Kate 14:03 on 2024-03-14 Permalink
GC, no worries. I wanted to find out too whether I’d misunderstood the law but no, the hike only applies to English universities.
At least one challenge being brought is that it’s prejudicial, since it only attacks the universities operating in a specific language, and a lot may turn on how exactly the law is worded. But I can’t find it, as I don’t know what the bill number was.
Kevin 14:37 on 2024-03-14 Permalink
There is no law imposing this prejudicial tuition hike– it’s just a ministerial decree
And the French universities don’t support it because they know it’s just hurting Montreal and they won’t see any significant financial benefit
it https://www.lapresse.ca/actualites/editoriaux/2024-02-22/financement-universitaire/ajouter-de-l-eau-au-lieu-de-faire-des-vagues.php
GC 16:14 on 2024-03-14 Permalink
This Gazette piece (from about two weeks after the initial announcement) is also pretty vague: https://montrealgazette.com/news/local-news/analysis-how-quebec-tuition-overhaul-targets-bishops-concordia-and-mcgill. So, I think some of the confusion comes from the way the media reported it. AND that Déry was ambiguous, herself, as quoted in that article.
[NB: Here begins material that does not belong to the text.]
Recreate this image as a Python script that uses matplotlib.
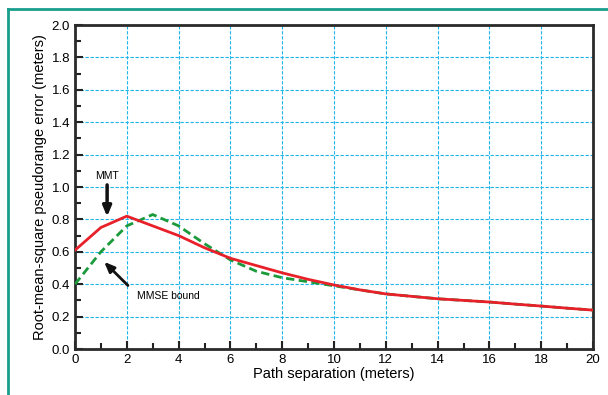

There are at least three provisions, though, right?
1) An increase in tuition to out-of-province students. (Which I thought applied to all schools, but effectively only applies to McGill and Concordia since Bishop’s is exempt.)
2) Changes to how the tuition is redistributed to the francophone universities. My understanding is that this transfer is not new, but they are just increasing the percentage that flows from the English schools to the French schools?
3) That the students that come in study in English will be required to prove some level of French mastery by the end of their studies. This seems the least contentious one to me, on the surface, but I think it’s still ambiguous how it will work in execution. I.e., if the student fails to prove this…then what? Their degree is not granted? They need to keep paying tuition until they can prove it?
CE 17:48 on 2024-03-14 Permalink
I really can’t see the government getting away with this if it only applies to two universities. What argument can you make against the hikes not being discriminatory? If it applied to out-of-province students across the board (at all Quebec universities) there could be no argument for discrimination. I can only imagine the CAQ’s reaction (and the lawsuits) if tuition was hiked at Université de Moncton but kept the same price at UNB, St. Thomas, and Mount Allison.
Ian 20:05 on 2024-03-14 Permalink
It doesn’t matter, Québecois nationalists threw Francophones from the ROC under the bus a long time ago in favour of consolidating their power. Despite big talk from festivals like Francophonie there is no political brotherhood between Quebec and the rest of the Nouvelle France diaspora.